Data lines:
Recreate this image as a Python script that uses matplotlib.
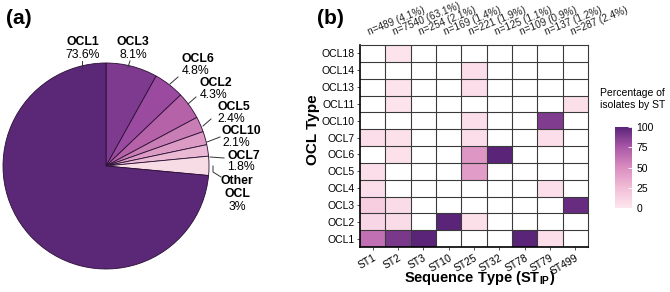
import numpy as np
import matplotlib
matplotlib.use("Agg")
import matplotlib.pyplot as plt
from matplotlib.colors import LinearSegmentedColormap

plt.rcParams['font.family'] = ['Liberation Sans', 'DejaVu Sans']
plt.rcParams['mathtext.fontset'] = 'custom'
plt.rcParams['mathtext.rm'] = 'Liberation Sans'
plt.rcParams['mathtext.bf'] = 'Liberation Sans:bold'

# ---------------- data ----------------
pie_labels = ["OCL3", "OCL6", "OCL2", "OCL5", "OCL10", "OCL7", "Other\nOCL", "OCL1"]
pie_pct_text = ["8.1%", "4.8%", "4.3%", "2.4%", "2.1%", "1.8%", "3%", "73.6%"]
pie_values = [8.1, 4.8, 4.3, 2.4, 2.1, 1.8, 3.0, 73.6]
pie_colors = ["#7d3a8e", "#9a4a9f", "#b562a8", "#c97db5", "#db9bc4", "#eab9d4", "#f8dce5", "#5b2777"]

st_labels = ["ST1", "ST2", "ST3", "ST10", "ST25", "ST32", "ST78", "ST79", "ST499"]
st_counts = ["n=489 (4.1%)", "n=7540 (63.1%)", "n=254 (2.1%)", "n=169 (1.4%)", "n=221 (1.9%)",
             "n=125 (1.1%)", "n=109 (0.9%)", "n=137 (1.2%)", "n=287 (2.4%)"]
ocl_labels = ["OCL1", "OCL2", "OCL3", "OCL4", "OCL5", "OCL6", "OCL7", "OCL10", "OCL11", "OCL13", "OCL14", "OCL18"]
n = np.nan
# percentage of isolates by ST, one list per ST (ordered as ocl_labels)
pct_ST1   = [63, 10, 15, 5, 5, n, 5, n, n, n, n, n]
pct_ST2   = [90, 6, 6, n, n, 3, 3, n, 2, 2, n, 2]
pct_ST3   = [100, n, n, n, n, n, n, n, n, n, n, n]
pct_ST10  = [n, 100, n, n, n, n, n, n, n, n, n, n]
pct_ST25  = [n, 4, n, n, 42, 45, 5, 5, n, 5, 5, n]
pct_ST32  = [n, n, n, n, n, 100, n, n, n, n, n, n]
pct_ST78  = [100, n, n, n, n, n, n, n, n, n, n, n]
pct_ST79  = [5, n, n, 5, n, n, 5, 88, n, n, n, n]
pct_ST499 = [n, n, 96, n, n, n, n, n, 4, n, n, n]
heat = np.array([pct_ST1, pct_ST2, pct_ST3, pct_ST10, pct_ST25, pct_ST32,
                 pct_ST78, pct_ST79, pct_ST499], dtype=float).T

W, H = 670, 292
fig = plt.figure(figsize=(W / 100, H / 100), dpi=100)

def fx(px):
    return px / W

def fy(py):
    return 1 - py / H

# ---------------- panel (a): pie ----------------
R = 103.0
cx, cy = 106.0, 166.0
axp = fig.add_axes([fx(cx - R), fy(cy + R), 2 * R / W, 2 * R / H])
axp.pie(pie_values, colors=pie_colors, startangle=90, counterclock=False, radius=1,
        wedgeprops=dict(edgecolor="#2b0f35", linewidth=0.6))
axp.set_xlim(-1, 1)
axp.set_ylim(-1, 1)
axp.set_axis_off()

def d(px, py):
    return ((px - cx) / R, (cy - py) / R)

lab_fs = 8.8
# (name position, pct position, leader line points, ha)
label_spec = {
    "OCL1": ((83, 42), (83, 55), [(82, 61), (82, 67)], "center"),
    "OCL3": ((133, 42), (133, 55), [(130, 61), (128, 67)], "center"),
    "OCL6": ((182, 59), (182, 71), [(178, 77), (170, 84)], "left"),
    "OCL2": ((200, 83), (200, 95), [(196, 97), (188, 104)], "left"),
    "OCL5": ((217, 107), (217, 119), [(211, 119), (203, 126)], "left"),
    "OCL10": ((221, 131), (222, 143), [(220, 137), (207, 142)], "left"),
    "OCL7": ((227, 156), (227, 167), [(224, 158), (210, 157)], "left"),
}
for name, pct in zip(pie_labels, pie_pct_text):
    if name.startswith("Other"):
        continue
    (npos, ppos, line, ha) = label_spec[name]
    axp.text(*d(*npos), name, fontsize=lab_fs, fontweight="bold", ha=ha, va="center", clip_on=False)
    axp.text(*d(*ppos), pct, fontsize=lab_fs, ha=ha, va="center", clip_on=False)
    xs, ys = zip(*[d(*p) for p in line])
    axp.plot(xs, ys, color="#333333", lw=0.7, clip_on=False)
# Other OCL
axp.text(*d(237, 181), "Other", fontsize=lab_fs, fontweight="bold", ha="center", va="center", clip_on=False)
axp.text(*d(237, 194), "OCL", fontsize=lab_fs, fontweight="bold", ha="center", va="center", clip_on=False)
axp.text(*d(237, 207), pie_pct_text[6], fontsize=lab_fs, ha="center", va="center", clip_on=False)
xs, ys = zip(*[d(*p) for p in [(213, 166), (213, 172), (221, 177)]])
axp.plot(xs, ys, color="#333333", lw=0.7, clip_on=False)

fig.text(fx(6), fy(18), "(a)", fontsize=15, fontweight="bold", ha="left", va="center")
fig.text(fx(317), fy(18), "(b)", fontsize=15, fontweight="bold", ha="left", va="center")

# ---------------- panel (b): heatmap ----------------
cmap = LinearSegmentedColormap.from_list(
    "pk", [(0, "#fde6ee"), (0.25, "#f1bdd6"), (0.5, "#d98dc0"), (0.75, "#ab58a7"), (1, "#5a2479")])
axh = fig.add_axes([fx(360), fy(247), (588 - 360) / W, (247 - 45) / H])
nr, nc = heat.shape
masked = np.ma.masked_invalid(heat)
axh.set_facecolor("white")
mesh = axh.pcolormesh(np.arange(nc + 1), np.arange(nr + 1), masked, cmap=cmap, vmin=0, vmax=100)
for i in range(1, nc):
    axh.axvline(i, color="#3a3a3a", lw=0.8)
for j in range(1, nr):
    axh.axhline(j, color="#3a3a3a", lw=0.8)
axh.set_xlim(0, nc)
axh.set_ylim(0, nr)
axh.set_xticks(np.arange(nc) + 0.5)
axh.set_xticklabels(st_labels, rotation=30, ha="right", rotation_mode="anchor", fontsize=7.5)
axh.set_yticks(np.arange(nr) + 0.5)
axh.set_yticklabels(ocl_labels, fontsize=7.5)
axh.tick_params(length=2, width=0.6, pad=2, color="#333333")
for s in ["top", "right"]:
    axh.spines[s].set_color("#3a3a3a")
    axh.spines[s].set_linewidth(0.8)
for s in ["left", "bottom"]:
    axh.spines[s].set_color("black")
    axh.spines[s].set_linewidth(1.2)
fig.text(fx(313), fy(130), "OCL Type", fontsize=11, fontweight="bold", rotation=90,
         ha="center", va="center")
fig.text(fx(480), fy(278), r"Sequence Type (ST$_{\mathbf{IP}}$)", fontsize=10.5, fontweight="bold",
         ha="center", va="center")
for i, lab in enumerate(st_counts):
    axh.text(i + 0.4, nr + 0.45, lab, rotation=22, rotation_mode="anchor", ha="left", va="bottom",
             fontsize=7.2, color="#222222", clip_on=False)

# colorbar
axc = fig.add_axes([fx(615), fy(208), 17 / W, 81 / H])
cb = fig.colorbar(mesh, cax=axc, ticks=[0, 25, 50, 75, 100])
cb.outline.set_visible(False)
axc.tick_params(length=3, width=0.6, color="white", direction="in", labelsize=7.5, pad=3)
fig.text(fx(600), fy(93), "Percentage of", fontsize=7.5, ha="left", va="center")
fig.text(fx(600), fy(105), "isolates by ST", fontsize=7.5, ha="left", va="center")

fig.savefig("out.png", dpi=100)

Stated task: Return the listing above in full and without alteration, excluding its pictures.

Written answer:
Recreate this image as a Python script that uses matplotlib.
import numpy as np
import matplotlib
matplotlib.use("Agg")
import matplotlib.pyplot as plt
from matplotlib.colors import LinearSegmentedColormap

plt.rcParams['font.family'] = ['Liberation Sans', 'DejaVu Sans']
plt.rcParams['mathtext.fontset'] = 'custom'
plt.rcParams['mathtext.rm'] = 'Liberation Sans'
plt.rcParams['mathtext.bf'] = 'Liberation Sans:bold'

# ---------------- data ----------------
pie_labels = ["OCL3", "OCL6", "OCL2", "OCL5", "OCL10", "OCL7", "Other\nOCL", "OCL1"]
pie_pct_text = ["8.1%", "4.8%", "4.3%", "2.4%", "2.1%", "1.8%", "3%", "73.6%"]
pie_values = [8.1, 4.8, 4.3, 2.4, 2.1, 1.8, 3.0, 73.6]
pie_colors = ["#7d3a8e", "#9a4a9f", "#b562a8", "#c97db5", "#db9bc4", "#eab9d4", "#f8dce5", "#5b2777"]

st_labels = ["ST1", "ST2", "ST3", "ST10", "ST25", "ST32", "ST78", "ST79", "ST499"]
st_counts = ["n=489 (4.1%)", "n=7540 (63.1%)", "n=254 (2.1%)", "n=169 (1.4%)", "n=221 (1.9%)",
             "n=125 (1.1%)", "n=109 (0.9%)", "n=137 (1.2%)", "n=287 (2.4%)"]
ocl_labels = ["OCL1", "OCL2", "OCL3", "OCL4", "OCL5", "OCL6", "OCL7", "OCL10", "OCL11", "OCL13", "OCL14", "OCL18"]
n = np.nan
# percentage of isolates by ST, one list per ST (ordered as ocl_labels)
pct_ST1   = [63, 10, 15, 5, 5, n, 5, n, n, n, n, n]
pct_ST2   = [90, 6, 6, n, n, 3, 3, n, 2, 2, n, 2]
pct_ST3   = [100, n, n, n, n, n, n, n, n, n, n, n]
pct_ST10  = [n, 100, n, n, n, n, n, n, n, n, n, n]
pct_ST25  = [n, 4, n, n, 42, 45, 5, 5, n, 5, 5, n]
pct_ST32  = [n, n, n, n, n, 100, n, n, n, n, n, n]
pct_ST78  = [100, n, n, n, n, n, n, n, n, n, n, n]
pct_ST79  = [5, n, n, 5, n, n, 5, 88, n, n, n, n]
pct_ST499 = [n, n, 96, n, n, n, n, n, 4, n, n, n]
heat = np.array([pct_ST1, pct_ST2, pct_ST3, pct_ST10, pct_ST25, pct_ST32,
                 pct_ST78, pct_ST79, pct_ST499], dtype=float).T

W, H = 670, 292
fig = plt.figure(figsize=(W / 100, H / 100), dpi=100)

def fx(px):
    return px / W

def fy(py):
    return 1 - py / H

# ---------------- panel (a): pie ----------------
R = 103.0
cx, cy = 106.0, 166.0
axp = fig.add_axes([fx(cx - R), fy(cy + R), 2 * R / W, 2 * R / H])
axp.pie(pie_values, colors=pie_colors, startangle=90, counterclock=False, radius=1,
        wedgeprops=dict(edgecolor="#2b0f35", linewidth=0.6))
axp.set_xlim(-1, 1)
axp.set_ylim(-1, 1)
axp.set_axis_off()

def d(px, py):
    return ((px - cx) / R, (cy - py) / R)

lab_fs = 8.8
# (name position, pct position, leader line points, ha)
label_spec = {
    "OCL1": ((83, 42), (83, 55), [(82, 61), (82, 67)], "center"),
    "OCL3": ((133, 42), (133, 55), [(130, 61), (128, 67)], "center"),
    "OCL6": ((182, 59), (182, 71), [(178, 77), (170, 84)], "left"),
    "OCL2": ((200, 83), (200, 95), [(196, 97), (188, 104)], "left"),
    "OCL5": ((217, 107), (217, 119), [(211, 119), (203, 126)], "left"),
    "OCL10": ((221, 131), (222, 143), [(220, 137), (207, 142)], "left"),
    "OCL7": ((227, 156), (227, 167), [(224, 158), (210, 157)], "left"),
}
for name, pct in zip(pie_labels, pie_pct_text):
    if name.startswith("Other"):
        continue
    (npos, ppos, line, ha) = label_spec[name]
    axp.text(*d(*npos), name, fontsize=lab_fs, fontweight="bold", ha=ha, va="center", clip_on=False)
    axp.text(*d(*ppos), pct, fontsize=lab_fs, ha=ha, va="center", clip_on=False)
    xs, ys = zip(*[d(*p) for p in line])
    axp.plot(xs, ys, color="#333333", lw=0.7, clip_on=False)
# Other OCL
axp.text(*d(237, 181), "Other", fontsize=lab_fs, fontweight="bold", ha="center", va="center", clip_on=False)
axp.text(*d(237, 194), "OCL", fontsize=lab_fs, fontweight="bold", ha="center", va="center", clip_on=False)
axp.text(*d(237, 207), pie_pct_text[6], fontsize=lab_fs, ha="center", va="center", clip_on=False)
xs, ys = zip(*[d(*p) for p in [(213, 166), (213, 172), (221, 177)]])
axp.plot(xs, ys, color="#333333", lw=0.7, clip_on=False)

fig.text(fx(6), fy(18), "(a)", fontsize=15, fontweight="bold", ha="left", va="center")
fig.text(fx(317), fy(18), "(b)", fontsize=15, fontweight="bold", ha="left", va="center")

# ---------------- panel (b): heatmap ----------------
cmap = LinearSegmentedColormap.from_list(
    "pk", [(0, "#fde6ee"), (0.25, "#f1bdd6"), (0.5, "#d98dc0"), (0.75, "#ab58a7"), (1, "#5a2479")])
axh = fig.add_axes([fx(360), fy(247), (588 - 360) / W, (247 - 45) / H])
nr, nc = heat.shape
masked = np.ma.masked_invalid(heat)
axh.set_facecolor("white")
mesh = axh.pcolormesh(np.arange(nc + 1), np.arange(nr + 1), masked, cmap=cmap, vmin=0, vmax=100)
for i in range(1, nc):
    axh.axvline(i, color="#3a3a3a", lw=0.8)
for j in range(1, nr):
    axh.axhline(j, color="#3a3a3a", lw=0.8)
axh.set_xlim(0, nc)
axh.set_ylim(0, nr)
axh.set_xticks(np.arange(nc) + 0.5)
axh.set_xticklabels(st_labels, rotation=30, ha="right", rotation_mode="anchor", fontsize=7.5)
axh.set_yticks(np.arange(nr) + 0.5)
axh.set_yticklabels(ocl_labels, fontsize=7.5)
axh.tick_params(length=2, width=0.6, pad=2, color="#333333")
for s in ["top", "right"]:
    axh.spines[s].set_color("#3a3a3a")
    axh.spines[s].set_linewidth(0.8)
for s in ["left", "bottom"]:
    axh.spines[s].set_color("black")
    axh.spines[s].set_linewidth(1.2)
fig.text(fx(313), fy(130), "OCL Type", fontsize=11, fontweight="bold", rotation=90,
         ha="center", va="center")
fig.text(fx(480), fy(278), r"Sequence Type (ST$_{\mathbf{IP}}$)", fontsize=10.5, fontweight="bold",
         ha="center", va="center")
for i, lab in enumerate(st_counts):
    axh.text(i + 0.4, nr + 0.45, lab, rotation=22, rotation_mode="anchor", ha="left", va="bottom",
             fontsize=7.2, color="#222222", clip_on=False)

# colorbar
axc = fig.add_axes([fx(615), fy(208), 17 / W, 81 / H])
cb = fig.colorbar(mesh, cax=axc, ticks=[0, 25, 50, 75, 100])
cb.outline.set_visible(False)
axc.tick_params(length=3, width=0.6, color="white", direction="in", labelsize=7.5, pad=3)
fig.text(fx(600), fy(93), "Percentage of", fontsize=7.5, ha="left", va="center")
fig.text(fx(600), fy(105), "isolates by ST", fontsize=7.5, ha="left", va="center")

fig.savefig("out.png", dpi=100)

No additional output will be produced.